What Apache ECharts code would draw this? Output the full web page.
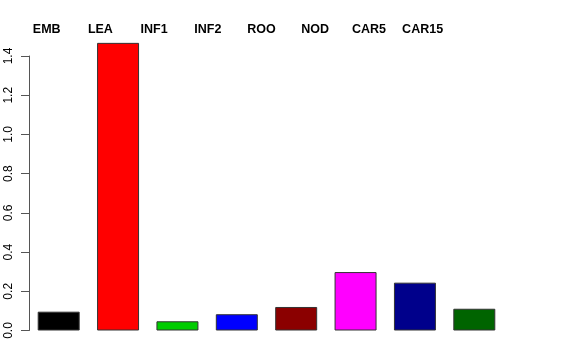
<!DOCTYPE html>
<html>
<head>
<meta charset="utf-8">
<script src="https://cdn.jsdelivr.net/npm/echarts@6/dist/echarts.min.js"></script>
<style>html,body{margin:0;padding:0;background:#fff}#c{width:576px;height:360px}</style>
</head>
<body>
<div id="c"></div>
<script>
var categories = ["EMB", "LEA", "INF1", "INF2", "ROO", "NOD", "CAR5", "CAR15"];
var values = [0.096, 1.467, 0.047, 0.083, 0.12, 0.298, 0.244, 0.111];
var barColors = ["#000000", "#FF0000", "#00CD00", "#0000FF", "#8B0000", "#FF00FF", "#00008B", "#006400"];
var yTicks = [0, 0.2, 0.4, 0.6, 0.8, 1.0, 1.2, 1.4];

var chart = echarts.init(document.getElementById('c'), null, {renderer: 'canvas'});
chart.setOption({
  animation: false,
  backgroundColor: '#ffffff',
  grid: [
    {left: 29, right: 72, top: 56, bottom: 29.5},
    {left: 19.85, width: 429.6, top: 38, height: 10}
  ],
  xAxis: [
    {type: 'category', gridIndex: 0, data: categories,
     axisLine: {show: false}, axisTick: {show: false}, axisLabel: {show: false}},
    {type: 'category', gridIndex: 1, position: 'top', data: categories,
     axisLine: {show: false}, axisTick: {show: false},
     axisLabel: {show: true, margin: 2, fontFamily: 'Liberation Sans, Arial, sans-serif',
                 fontSize: 12.5, fontWeight: 'bold', color: '#000'}}
  ],
  yAxis: [
    {type: 'value', gridIndex: 0, min: 0, max: yTicks[yTicks.length - 1], interval: 0.2,
     splitLine: {show: false},
     axisLine: {show: true, lineStyle: {color: '#555', width: 1}},
     axisTick: {show: true, length: 8, lineStyle: {color: '#555'}},
     axisLabel: {rotate: 90, margin: 14, fontFamily: 'Liberation Sans, Arial, sans-serif',
                 fontSize: 12, color: '#000',
                 formatter: function (v) { return v.toFixed(1); }}},
    {type: 'value', gridIndex: 1, show: false}
  ],
  series: [{
    type: 'bar',
    xAxisIndex: 0, yAxisIndex: 0,
    clip: false,
    barCategoryGap: '29.3%',
    data: values.map(function (v, i) {
      return {value: v, itemStyle: {color: barColors[i], borderColor: '#333', borderWidth: 1}};
    })
  }]
});
</script>
</body>
</html>
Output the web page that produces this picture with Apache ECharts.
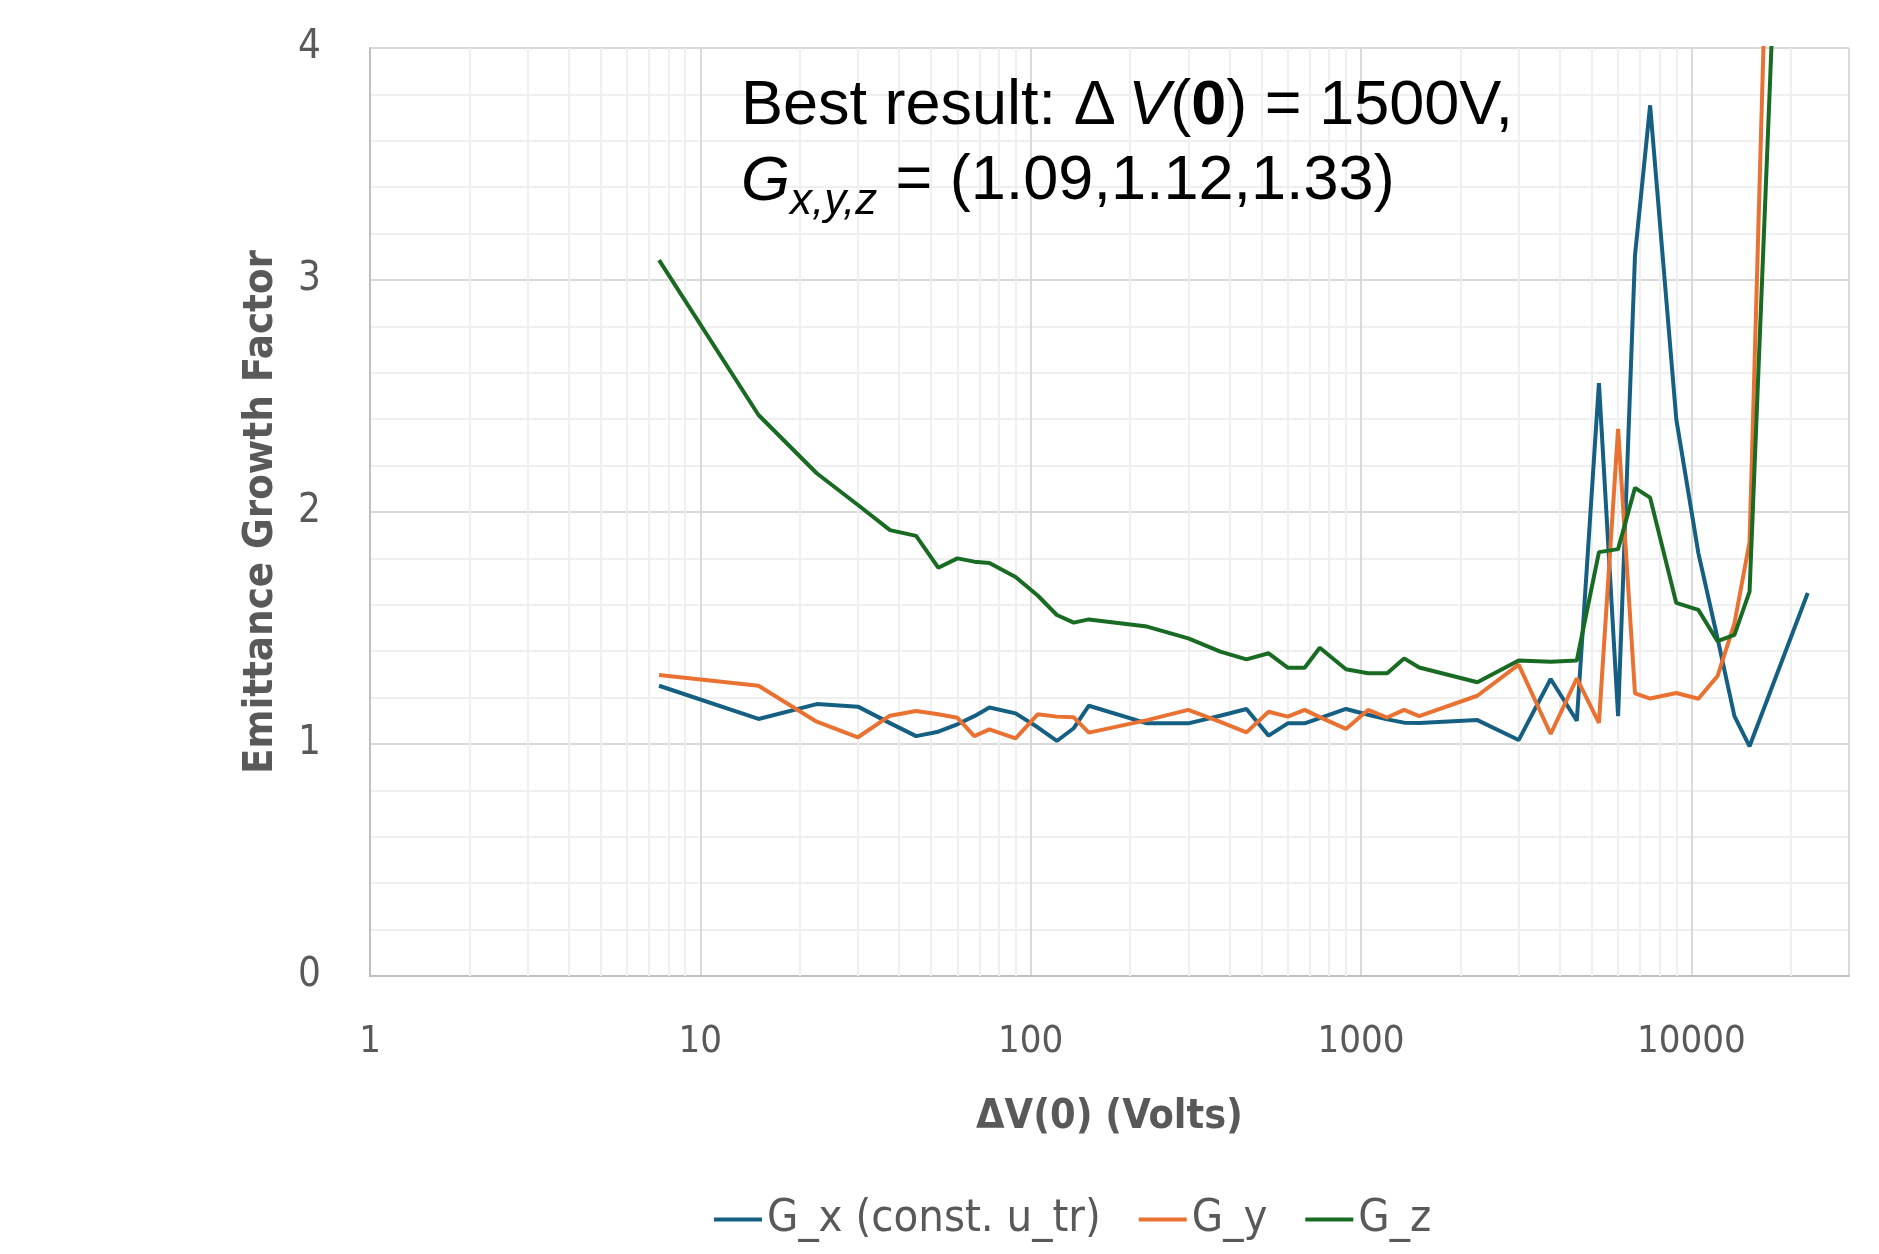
<!DOCTYPE html>
<html><head><meta charset="utf-8">
<script src="https://cdn.jsdelivr.net/npm/echarts@6/dist/echarts.min.js"></script>
<style>html,body{margin:0;padding:0;background:#fff}#c{width:1879px;height:1254px}</style>
</head><body><div id="c"></div>
<script>
const voltages = [7.5,15,22.5,30,37.5,45,52.5,60,67.5,75,90,105,120,135,150,225,300,375,450,525,600,675,750,900,1050,1200,1350,1500,2250,3000,3750,4500,5250,6000,6750,7500,9000,10500,12000,13500,15000,22500];
const gx = [1.251,1.108,1.172,1.161,1.09,1.034,1.053,1.085,1.12,1.157,1.132,1.072,1.013,1.068,1.165,1.089,1.089,1.122,1.151,1.036,1.089,1.089,1.112,1.151,1.126,1.106,1.092,1.09,1.103,1.017,1.28,1.10,2.556,1.12,3.106,3.753,2.40,1.823,1.455,1.12,0.99,1.651];
const gy = [1.297,1.251,1.096,1.029,1.122,1.142,1.128,1.113,1.034,1.063,1.024,1.128,1.118,1.115,1.049,1.103,1.147,1.095,1.05,1.139,1.118,1.147,1.116,1.065,1.147,1.114,1.147,1.12,1.208,1.342,1.043,1.283,1.091,2.358,1.218,1.196,1.22,1.195,1.293,1.52,1.87,10.8];
const gz = [3.086,2.418,2.167,2.03,1.922,1.897,1.76,1.80,1.786,1.78,1.72,1.64,1.556,1.523,1.537,1.506,1.455,1.398,1.365,1.391,1.329,1.329,1.415,1.322,1.305,1.305,1.369,1.33,1.266,1.36,1.354,1.36,1.827,1.84,2.104,2.062,1.608,1.578,1.443,1.47,1.657,7.9];
const seriesNames = ['G_x (const. u_tr)','G_y','G_z'];
const xTicks = [1,10,100,1000,10000];
const yTicks = [0,1,2,3,4];
const minorGridX = [2,3,4,5,6,7,8,9,20,30,40,50,60,70,80,90,200,300,400,500,600,700,800,900,2000,3000,4000,5000,6000,7000,8000,9000,20000];

const NARROW = '"Liberation Sans Narrow","Arial Narrow","DejaVu Sans Condensed",sans-serif';
const SANS = '"Liberation Sans",Arial,sans-serif';
const colors = ['#156082','#E97132','#196B24'];

const chart = echarts.init(document.getElementById('c'), null, {renderer:'canvas'});
const mk = (arr) => voltages.map((v,i)=>[v, arr[i]]);
const lineSeries = [gx, gy, gz].map((arr, k) => ({
  name: seriesNames[k], type: 'line', data: mk(arr), symbol: 'none', showSymbol: false,
  clip: true, z: 3, animation: false,
  lineStyle: {color: colors[k], width: 4}, itemStyle: {color: colors[k]}
}));
const minorSeries = {
  name: 'minor', type: 'line', data: [], z: 1, animation: false,
  markLine: {
    silent: true, symbol: ['none','none'], z: 1, animation: false,
    label: {show: false},
    lineStyle: {color: '#efefef', width: 2, type: 'solid'},
    data: minorGridX.map(v => ({xAxis: v}))
  }
};

const F = 63;
const mainFont = {fontFamily: SANS, fontSize: F, color: '#000'};
chart.setOption({
  animation: false,
  backgroundColor: '#fff',
  color: colors,
  grid: {left: 370, right: 30, top: 48, bottom: 278, containLabel: false},
  xAxis: {
    type: 'log', logBase: 10, min: 1, max: 30000,
    name: 'ΔV(0) (Volts)', nameLocation: 'middle', nameGap: 121,
    nameTextStyle: {fontFamily: NARROW, fontWeight: 'bold', fontSize: 41, color: '#595959'},
    axisLine: {show: true, lineStyle: {color: '#bfbfbf', width: 2}},
    axisTick: {show: false},
    axisLabel: {
      margin: 47, fontFamily: NARROW, fontSize: 38, color: '#595959', showMaxLabel: false,
      formatter: (v) => { const r = Math.round(v); return xTicks.includes(r) ? String(r) : ''; }
    },
    splitLine: {show: true, lineStyle: {color: '#d9d9d9', width: 2}}
  },
  yAxis: {
    type: 'value', min: yTicks[0], max: yTicks[yTicks.length-1], interval: 1,
    name: 'Emittance Growth Factor', nameLocation: 'middle', nameGap: 88, nameRotate: 90,
    nameTextStyle: {fontFamily: NARROW, fontWeight: 'bold', fontSize: 41.5, color: '#595959'},
    axisLine: {show: true, lineStyle: {color: '#bfbfbf', width: 2}},
    axisTick: {show: false},
    axisLabel: {margin: 49, fontFamily: NARROW, fontSize: 40, color: '#595959'},
    splitLine: {show: true, lineStyle: {color: '#d9d9d9', width: 2}},
    minorTick: {show: false, splitNumber: 5},
    minorSplitLine: {show: true, lineStyle: {color: '#efefef', width: 2}}
  },
  legend: {
    data: seriesNames, left: 709, top: 1192, itemWidth: 48, itemHeight: 4, itemGap: 38,
    icon: 'rect',
    textStyle: {fontFamily: NARROW, fontSize: 45, color: '#595959'}
  },
  graphic: [
    {type: 'text', left: 741, top: 75, z: 10, silent: true,
     style: {
       text: '{a|Best result: Δ\u2009}{i|V}{a|(}{b|0}{a|) = 1500V,}',
       rich: {
         a: Object.assign({}, mainFont, {lineHeight: F}),
         i: Object.assign({}, mainFont, {fontStyle: 'italic', lineHeight: F}),
         b: Object.assign({}, mainFont, {fontWeight: 'bold', lineHeight: F})
       }
     }},
    {type: 'text', x: 741, y: 182, z: 10, silent: true,
     style: Object.assign({text: 'G', fontStyle: 'italic', verticalAlign: 'middle', align: 'left'}, mainFont, {fill: '#000'})},
    {type: 'text', x: 790, y: 202, z: 10, silent: true,
     style: {text: 'x,y,z', fontStyle: 'italic', fontFamily: SANS, fontSize: 44, fill: '#000', verticalAlign: 'middle', align: 'left'}},
    {type: 'text', x: 878, y: 182, z: 10, silent: true,
     style: Object.assign({text: ' = (1.09,1.12,1.33)', verticalAlign: 'middle', align: 'left'}, mainFont, {fill: '#000'})}
  ],
  series: [minorSeries].concat(lineSeries)
});
</script></body></html>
§
The exercise:
Search the listing for the word "page" and return each line that holds it.

Correct output:
What Apache ECharts code would draw this? Output the full web page.
Output the web page that produces this picture with Apache ECharts.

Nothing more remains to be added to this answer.